The digital assets of the biggest Australian media owners continue to grow. And they don’t have an issue with commanding a premium for their sites and selling these through manual direct bookings.

However, there are smaller companies using data in brilliant new ways to provide you with disruptive alternatives to the norm – such as digital screens in gyms, shopping centres and petrol stations. Ad tech companies like Rubicon can connect you to programmatic buyers and help you unlock your inventory (in a more recognised and integrated fashion that ever before). So you’re likely to see the bigger media owners sit up and take notice of what data and automation can offer them too.

In the outdoor space we see quite a few green shoots that should bring about more wide scale test and learns for you in 2017.
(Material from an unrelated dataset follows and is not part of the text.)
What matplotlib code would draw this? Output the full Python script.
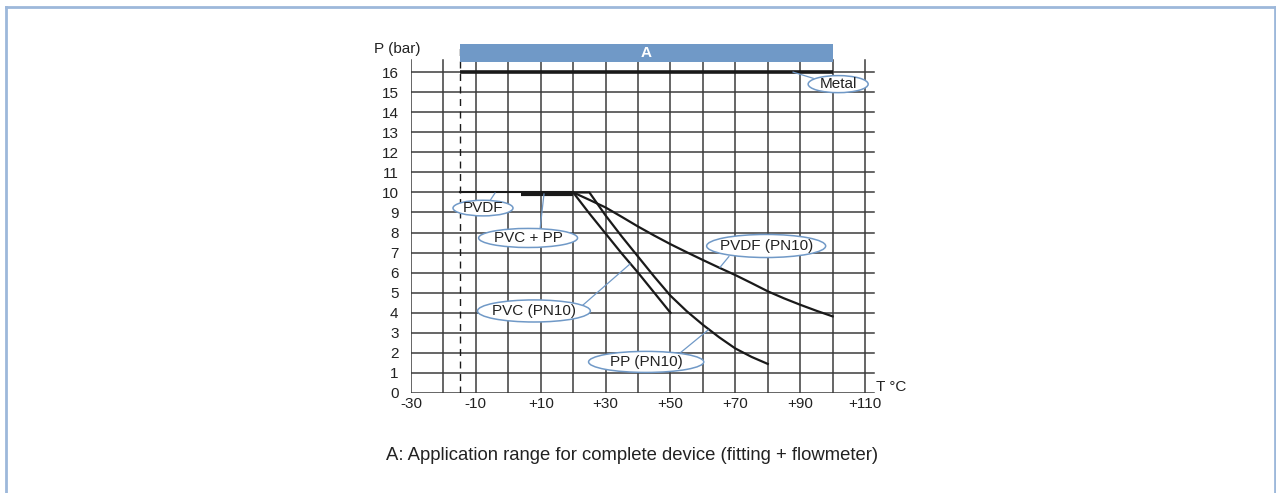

TV, radio and OOH are proven fame builders and their broadcast, one-to-many nature has seen them play significant roles for advertisers like you for decades. But in 2017… that’s not enough. So my hot tip to you as we kick off this year? Be curious – and stay curious – about programmatic TV, radio and OOH.

RECOMMENDATIONS

  1. Why not set aside 10% of an upcoming TV, radio or OOH campaign to test a programmatic version of the channel? Just make sure you decide on a clear metric for success beforehand.
  2. Who says you should leave creative up to guesswork? Consider hypothesis testing how alternative creative can be developed and used – either to aid the clarity of a test or to better leverage the opportunities programmatic TV, radio and OOH offer. You don’t need to change the ad completely, as tweaks can be as simple as a different call to action or end frame.
  3. Programmatic radio taps into the wealth of data that Spotify and Pandora hold on their users. These platforms can go beyond standard demographics to target people based on music habits and tastes – for example people who have created wedding or running playlists – for a unique audio specific targeting opportunity.